Calls for more education, training as Western Australia's assisted dying law takes effect
From 1 July 2021, terminally ill Western Australians can legally access Voluntary Assisted Dying.
After an 18-month implementation period, Western Australia’s Voluntary Assisted Dying law is now in effect.
The law, which began operating on 1 July 2021, allows terminally ill adults who are suffering intolerably and whose death is imminent to seek medical assistance to end their suffering.
To access the law, an eligible person needs to make three requests for a voluntary assisted death and two doctors who have completed the relevant training must independently assess the patient's eligibility.
During the 18-month implementation period, services such as the Statewide Care Navigator Service, mandatory training for participating doctors and nurse practitioners, the Statewide Pharmacy Service and the Voluntary Assisted Dying Board were established.
Western Australia is now the second Australian state to roll out a Voluntary Assisted Dying program. In Victoria, a VAD law has been operating since June 2019. Tasmania and South Australia have also passed legislation, with their programs to come into effect in 2022, after implementation periods.
Western Australian Premier Mark McGowan said about 60 West Australians are expected to peacefully end their own lives within the next 12 months under newly implemented program.
Just eight medical practitioners have so far completed the necessary training to administer voluntary assisted dying, the government said in a statement. A further 37 GPs and nurse practitioners are undergoing the training among a total of 95 who have expressed interest.
Health Minister Roger Cook said the number of trained doctors was not a concern: "Many medical practitioners won't undertake the training until they actually have a patient in front of them seeking the information. This will continue to grow as the program starts to build."
The Western Australian parliament passed the VAD law in December 2019 after one of the biggest community consultation processes ever undertaken in WA.
At the time, opinion polls showed more then 80% public support for the right of terminally ill person, who is suffering intolerably, to seek medical assistance to hasten death.
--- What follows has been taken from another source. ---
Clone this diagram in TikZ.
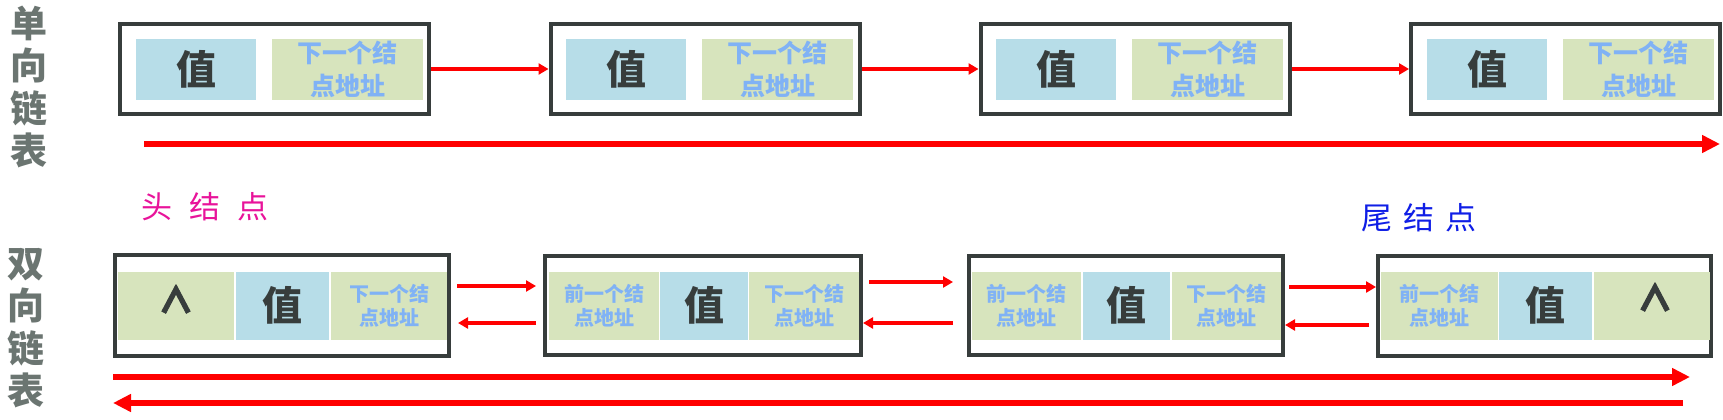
\documentclass[tikz,border=0pt]{standalone}
\usepackage{fontspec}
\setmainfont{Noto Sans CJK SC}
\newfontfamily\cjk{Noto Sans CJK SC}
\newfontfamily\nullmarkfont[BoldFeatures={FakeBold=2.5}]{Noto Sans CJK SC}
\usetikzlibrary{arrows.meta}
\definecolor{border}{RGB}{55,61,60}
\definecolor{cellblue}{RGB}{183,221,232}
\definecolor{cellgreen}{RGB}{215,228,189}
\definecolor{addrtext}{RGB}{128,178,245}
\definecolor{valtext}{RGB}{55,61,60}
\definecolor{sidegray}{RGB}{107,117,113}
\definecolor{headpink}{RGB}{232,19,154}
\definecolor{tailblue}{RGB}{15,30,230}
\definecolor{arrred}{RGB}{255,0,0}
\tikzset{
  box/.style={draw=border, line width=4pt, inner sep=0pt, fill=white},
  cellb/.style={fill=cellblue, inner sep=0pt, text=valtext, font=\cjk\bfseries\fontsize{40}{40}\selectfont},
  cellg/.style={fill=cellgreen, inner sep=0pt, text=addrtext, align=center},
  addrtop/.style={font=\cjk\bfseries\fontsize{25}{33}\selectfont},
  addrbot/.style={font=\cjk\bfseries\fontsize{20}{23.5}\selectfont},
  nullmark/.style={text=valtext, inner sep=0pt, font=\nullmarkfont\bfseries\fontsize{36}{36}\selectfont},
  sidelabel/.style={text=sidegray, align=center, inner sep=0pt, font=\cjk\bfseries\fontsize{37}{42.5}\selectfont},
  marklabel/.style={inner sep=0pt, font=\cjk\fontsize{31}{31}\selectfont},
  sarr/.style={draw=arrred, line width=3.5pt, -{Triangle[length=10pt,width=11pt]}},
  larr/.style={draw=arrred, line width=5.5pt, -{Triangle[length=18pt,width=17pt]}}
}
\begin{document}
\begin{tikzpicture}[x=1pt,y=-1pt]
\useasboundingbox (0,0) rectangle (1723,420);

% side labels
\node[sidelabel] (lab1) at (29,87) {单\\向\\链\\表};
\node[sidelabel] (lab2) at (26,328) {双\\向\\链\\表};

% ---------- singly linked list ----------
\node[box, minimum width=309pt, minimum height=89.5pt] (b1) at (274.5,69) {};
\node[box, minimum width=309pt, minimum height=89.5pt] (b2) at (705,69) {};
\node[box, minimum width=309pt, minimum height=89.5pt] (b3) at (1135,69) {};
\node[box, minimum width=309pt, minimum height=89.5pt] (b4) at (1565.5,69) {};

\node[cellb, minimum width=120pt, minimum height=60pt] (b1v) at (196,69.5) {值};
\node[cellg, addrtop, minimum width=151pt, minimum height=60pt] (b1n) at (347.5,69.5) {下一个结\\点地址};
\node[cellb, minimum width=120pt, minimum height=60pt] (b2v) at (626,69.5) {值};
\node[cellg, addrtop, minimum width=151pt, minimum height=60pt] (b2n) at (777.5,69.5) {下一个结\\点地址};
\node[cellb, minimum width=120pt, minimum height=60pt] (b3v) at (1056,69.5) {值};
\node[cellg, addrtop, minimum width=151pt, minimum height=60pt] (b3n) at (1207.5,69.5) {下一个结\\点地址};
\node[cellb, minimum width=120pt, minimum height=60pt] (b4v) at (1487,69.5) {值};
\node[cellg, addrtop, minimum width=151pt, minimum height=60pt] (b4n) at (1638.5,69.5) {下一个结\\点地址};

\draw[sarr] (b1.east) -- (b2.west);
\draw[sarr] (b2.east) -- (b3.west);
\draw[sarr] (b3.east) -- (b4.west);

\coordinate (ts) at (144,144);
\coordinate (te) at (1720,144);
\draw[larr] (ts) -- (te);

% ---------- labels ----------
\node[marklabel, text=headpink] (head) at (205,207) {头\hspace{17pt}结\hspace{17pt}点};
\node[marklabel, text=tailblue] (tail) at (1419,218) {尾\hspace{11pt}结\hspace{11pt}点};

% ---------- doubly linked list ----------
\node[box, minimum width=334pt, minimum height=101pt] (c1) at (282,305.5) {};
\node[box, minimum width=316pt, minimum height=99pt] (c2) at (703,305.5) {};
\node[box, minimum width=314pt, minimum height=99pt] (c3) at (1126,305.5) {};
\node[box, minimum width=333pt, minimum height=100pt] (c4) at (1544.5,306) {};

% c1 cells
\node[cellg, minimum width=116pt, minimum height=67.5pt] (c1p) at (176,305.75) {};
\node[nullmark] (c1null) at (176,299) {∧};
\node[cellb, minimum width=93pt, minimum height=67.5pt] (c1v) at (282.5,305.75) {值};
\node[cellg, addrbot, minimum width=116pt, minimum height=67.5pt] (c1n) at (389,305.75) {下一个结\\点地址};
% c2 cells
\node[cellg, addrbot, minimum width=110pt, minimum height=67.5pt] (c2p) at (604,305.75) {前一个结\\点地址};
\node[cellb, minimum width=88pt, minimum height=67.5pt] (c2v) at (704,305.75) {值};
\node[cellg, addrbot, minimum width=110pt, minimum height=67.5pt] (c2n) at (804,305.75) {下一个结\\点地址};
% c3 cells
\node[cellg, addrbot, minimum width=109pt, minimum height=67.5pt] (c3p) at (1026.5,305.75) {前一个结\\点地址};
\node[cellb, minimum width=87pt, minimum height=67.5pt] (c3v) at (1126.5,305.75) {值};
\node[cellg, addrbot, minimum width=109pt, minimum height=67.5pt] (c3n) at (1226.5,305.75) {下一个结\\点地址};
% c4 cells
\node[cellg, addrbot, minimum width=117pt, minimum height=67.5pt] (c4p) at (1439.5,305.75) {前一个结\\点地址};
\node[cellb, minimum width=93pt, minimum height=67.5pt] (c4v) at (1545.5,305.75) {值};
\node[cellg, minimum width=116pt, minimum height=67.5pt] (c4n) at (1652,305.75) {};
\node[nullmark] (c4null) at (1655,297) {∧};

% small arrows between doubly nodes
\coordinate (r12s) at (457,286);  \coordinate (r12e) at (536,286);
\coordinate (l12s) at (536,323);  \coordinate (l12e) at (458,323);
\coordinate (r23s) at (869,282);  \coordinate (r23e) at (953,282);
\coordinate (l23s) at (953,323);
\coordinate (r34s) at (1289,287);
\coordinate (l34s) at (1369,325);
\draw[sarr] (r12s) -- (r12e);
\draw[sarr] (l12s) -- (l12e);
\draw[sarr] (r23s) -- (r23e);
\draw[sarr] (l23s) -- (l23s -| c2.east);
\draw[sarr] (r34s) -- (r34s -| c4.west);
\draw[sarr] (l34s) -- (l34s -| c3.east);

% long arrows
\coordinate (fs) at (113,377);  \coordinate (fe) at (1690,377);
\coordinate (bs) at (1683,403); \coordinate (be) at (113,403);
\draw[larr] (fs) -- (fe);
\draw[larr] (bs) -- (be);
\end{tikzpicture}
\end{document}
Only a small number of people are likely to use the law. In other jurisdictions with similar legislation the number of VAD deaths is around 2%.
Read the ABC story about the commencement of the Western Australian law.
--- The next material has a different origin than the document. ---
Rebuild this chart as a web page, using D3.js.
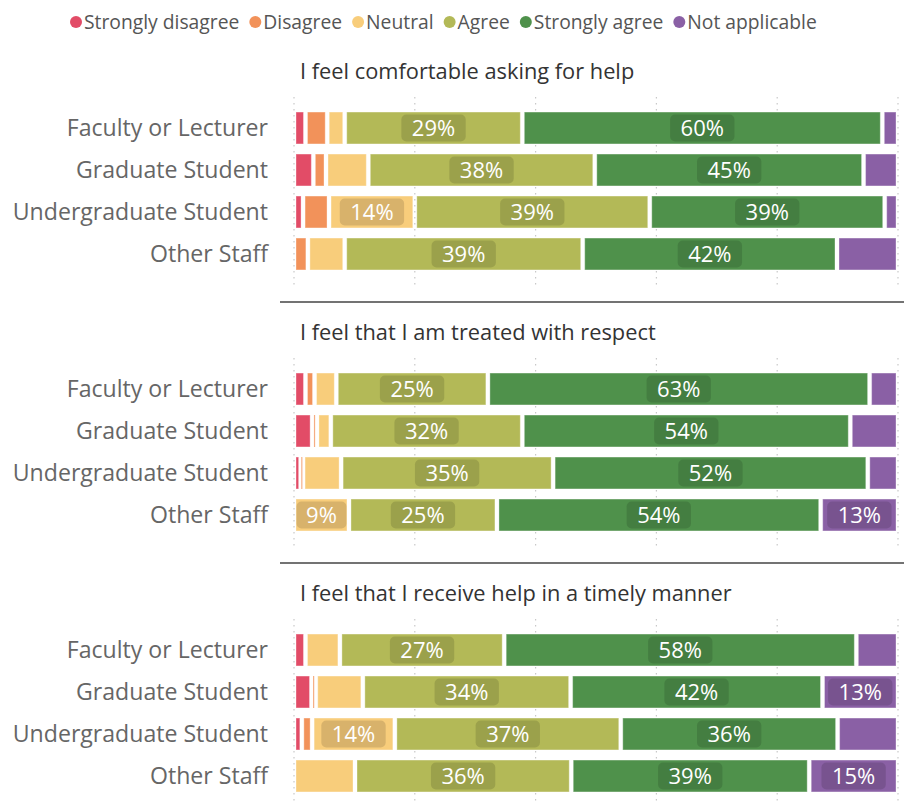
<!DOCTYPE html>
<html>
<head>
<meta charset="utf-8">
<script src="https://cdn.jsdelivr.net/npm/d3@7"></script>
<style>
  body { margin: 0; background: #fff; }
  text { font-family: "Open Sans", sans-serif; }
</style>
</head>
<body>
<svg class="theSvg" width="904" height="803"></svg>
<script>
var categories = ["Strongly disagree", "Disagree", "Neutral", "Agree", "Strongly agree", "Not applicable"];
var catColors = ["#e24c67", "#f2925a", "#f8cd7b", "#b3b957", "#4f914b", "#8a60a5"];
var groups = ["Faculty or Lecturer", "Graduate Student", "Undergraduate Student", "Other Staff"];
var questions = ["I feel comfortable asking for help", "I feel that I am treated with respect", "I feel that I receive help in a timely manner"];

// percent per group, in category order
var comfortable = [
	[1.9, 3.6, 2.9, 29.4, 59.6, 2.6],
	[3.2, 2.1, 7.0, 37.5, 44.5, 5.7],
	[1.5, 4.3, 14.2, 38.9, 38.9, 2.2],
	[0, 2.3, 6.1, 39.4, 42.1, 10.1]
];
var respect = [
	[1.9, 1.5, 3.6, 25.1, 63.2, 4.7],
	[3.0, 0.8, 2.3, 31.7, 54.3, 7.9],
	[1.1, 0.4, 6.3, 35.1, 52.1, 5.0],
	[0, 0, 9.1, 24.5, 53.6, 12.8]
];
var timely = [
	[1.9, 0, 5.7, 27.2, 58.3, 6.9],
	[2.9, 0.7, 7.8, 34.4, 41.7, 12.5],
	[1.3, 1.7, 13.7, 37.4, 35.9, 10.0],
	[0, 0, 10.1, 35.8, 39.4, 14.7]
];
var questionData = [comfortable, respect, timely];
// [question, group, category] cells that carry no label in the original
var hiddenLabels = [[0, 3, 5], [2, 2, 5], [2, 3, 2]];
var labelMin = 9;

var panelHeight = 261;
var gap = 4;

var theSvg = d3.select(".theSvg");

var x = d3.scaleLinear().domain([0, 100]).range([294, 898]);
var y = d3.scaleBand().domain(groups).range([107, 275]).paddingInner(0.24).paddingOuter(0.12);

// legend
var legend = theSvg.append("g").attr("transform", "translate(0,22)");
var lx = 70;
categories.forEach(function(c, i){
	var item = legend.append("g").attr("transform", "translate(" + lx + ",0)");
	item.append("circle").attr("cx", 6).attr("cy", 0).attr("r", 6).attr("fill", catColors[i]);
	var t = item.append("text")
		.attr("x", 14)
		.attr("dy", "0.35em")
		.attr("font-size", 19.3)
		.attr("fill", "#555")
		.text(c);
	lx += 14 + t.node().getComputedTextLength() + 10;
});

questions.forEach(function(q, qi){
	var panel = theSvg.append("g").attr("transform", "translate(0," + (qi * panelHeight) + ")");
	var rows = questionData[qi];

	panel.append("text")
		.attr("x", 300)
		.attr("y", 79)
		.attr("font-size", 21.8)
		.attr("fill", "#333")
		.text(q);

	// dotted grid
	panel.selectAll(".grid")
		.data(x.ticks(5))
		.enter()
		.append("line")
		.attr("class", "grid")
		.attr("x1", function(d){ return x(d); })
		.attr("x2", function(d){ return x(d); })
		.attr("y1", 97)
		.attr("y2", 289)
		.attr("stroke", "#c8c8c8")
		.attr("stroke-width", 1.2)
		.attr("stroke-dasharray", "1.5,4.5");

	// group labels
	panel.selectAll(".ylab")
		.data(groups)
		.enter()
		.append("text")
		.attr("class", "ylab")
		.attr("x", 268)
		.attr("y", function(d){ return y(d) + y.bandwidth() / 2; })
		.attr("dy", "0.35em")
		.attr("text-anchor", "end")
		.attr("font-size", 23.1)
		.attr("fill", "#666")
		.text(function(d){ return d; });

	rows.forEach(function(vals, gi){
		var acc = 0;
		var segs = vals.map(function(v, ci){
			var s = {v: v, ci: ci, gi: gi, x0: acc, x1: acc + v};
			acc += v;
			return s;
		}).filter(function(s){ return s.v > 0; });

		var g = panel.append("g").attr("transform", "translate(0," + y(groups[gi]) + ")");

		var seg = g.selectAll(".seg")
			.data(segs)
			.enter()
			.append("g")
			.attr("class", "seg");

		seg.append("rect")
			.attr("x", function(d){
				var w = x(d.x1) - x(d.x0);
				var rw = Math.max(1.2, w - gap);
				return x(d.x0) + (w - rw) / 2;
			})
			.attr("y", 0)
			.attr("width", function(d){ return Math.max(1.2, x(d.x1) - x(d.x0) - gap); })
			.attr("height", y.bandwidth())
			.attr("fill", function(d){ return catColors[d.ci]; })
			.attr("stroke", "#fff")
			.attr("stroke-opacity", 0.35)
			.attr("stroke-width", 1);

		var labelled = seg.filter(function(d){
			if (d.v < labelMin) return false;
			return !hiddenLabels.some(function(h){ return h[0] == qi && h[1] == d.gi && h[2] == d.ci; });
		});

		labelled.each(function(d){
			var cx = (x(d.x0) + x(d.x1)) / 2;
			var segW = x(d.x1) - x(d.x0) - gap;
			var sel = d3.select(this);
			var badge = sel.append("rect");
			var t = sel.append("text")
				.attr("x", cx)
				.attr("y", y.bandwidth() / 2)
				.attr("dy", "0.36em")
				.attr("text-anchor", "middle")
				.attr("font-size", 22)
				.attr("fill", "#fff")
				.text(Math.round(d.v) + "%");
			var bw = Math.min(t.node().getComputedTextLength() + 21, segW - 1);
			badge.attr("x", cx - bw / 2)
				.attr("y", 2.5)
				.attr("width", bw)
				.attr("height", y.bandwidth() - 5)
				.attr("rx", 5)
				.attr("fill", "#000")
				.attr("fill-opacity", 0.13);
		});
	});

	// separator under panel
	if (qi < questions.length - 1) {
		panel.append("line")
			.attr("x1", 280)
			.attr("x2", 904)
			.attr("y1", 302)
			.attr("y2", 302)
			.attr("stroke", "#444")
			.attr("stroke-width", 1.6);
	}
});
</script>
</body>
</html>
Increased awareness and community conversations
There is still much work to do to get the word out to eligible Western Australians that VAD is now a legal choice, and to encourage doctors to do the VAD training.
If you’re in WA, start a discussion with your family, friends and colleagues about end of life care and planning, including voluntary assisted dying. Next time you visit your GP, ask them their stance on VAD, and ask them to consider doing the VAD training.
In June 2020, the Victorian VAD Review Board published ‘Important Lessons for the Community’ to mark the first year of the law’s operation in Victoria and to encourage the community to become better informed about the VAD process.
While focused on Victoria, this advice is also relevant to Western Australia.
(From the VAD Review Board Report of Operations January-June 2020 page 8)
The conversation around voluntary assisted dying is continuing to expand and more Victorians are becoming aware of the options available to them.
- Applicants must have an incurable and advanced disease, illness or medical condition that is expected to cause death within six months (or 12 months for a neurodegenerative condition). However, voluntary assisted dying is not just for people with cancer or neurodegenerative conditions. Voluntary assisted dying is applicable for any illness or disease that may be terminal.
- While the Act outlines the minimum required information related to diagnosis and prognosis, the Board encourages medical practitioners to provide adequate supporting clinical documentation as this information is incredibly useful in understanding the reasons people are requesting voluntary assisted dying.
- Some applicants may be assessed by a medical practitioner as ineligible. In this circumstance, the applicant can be assessed by the same medical practitioner at a later time or may wish to seek an opinion and assessment from a different medical practitioner.
- People are encouraged to talk to their family and doctor about their end of life preferences. Registered health practitioners are not able to initiate a discussion about voluntary assisted dying.
- Voluntary assisted dying does not appear on someone’s death certificate. The underlying disease or illness is recorded as the cause of death.
- Some applicants may require an interpreter, so planning and timely access is important.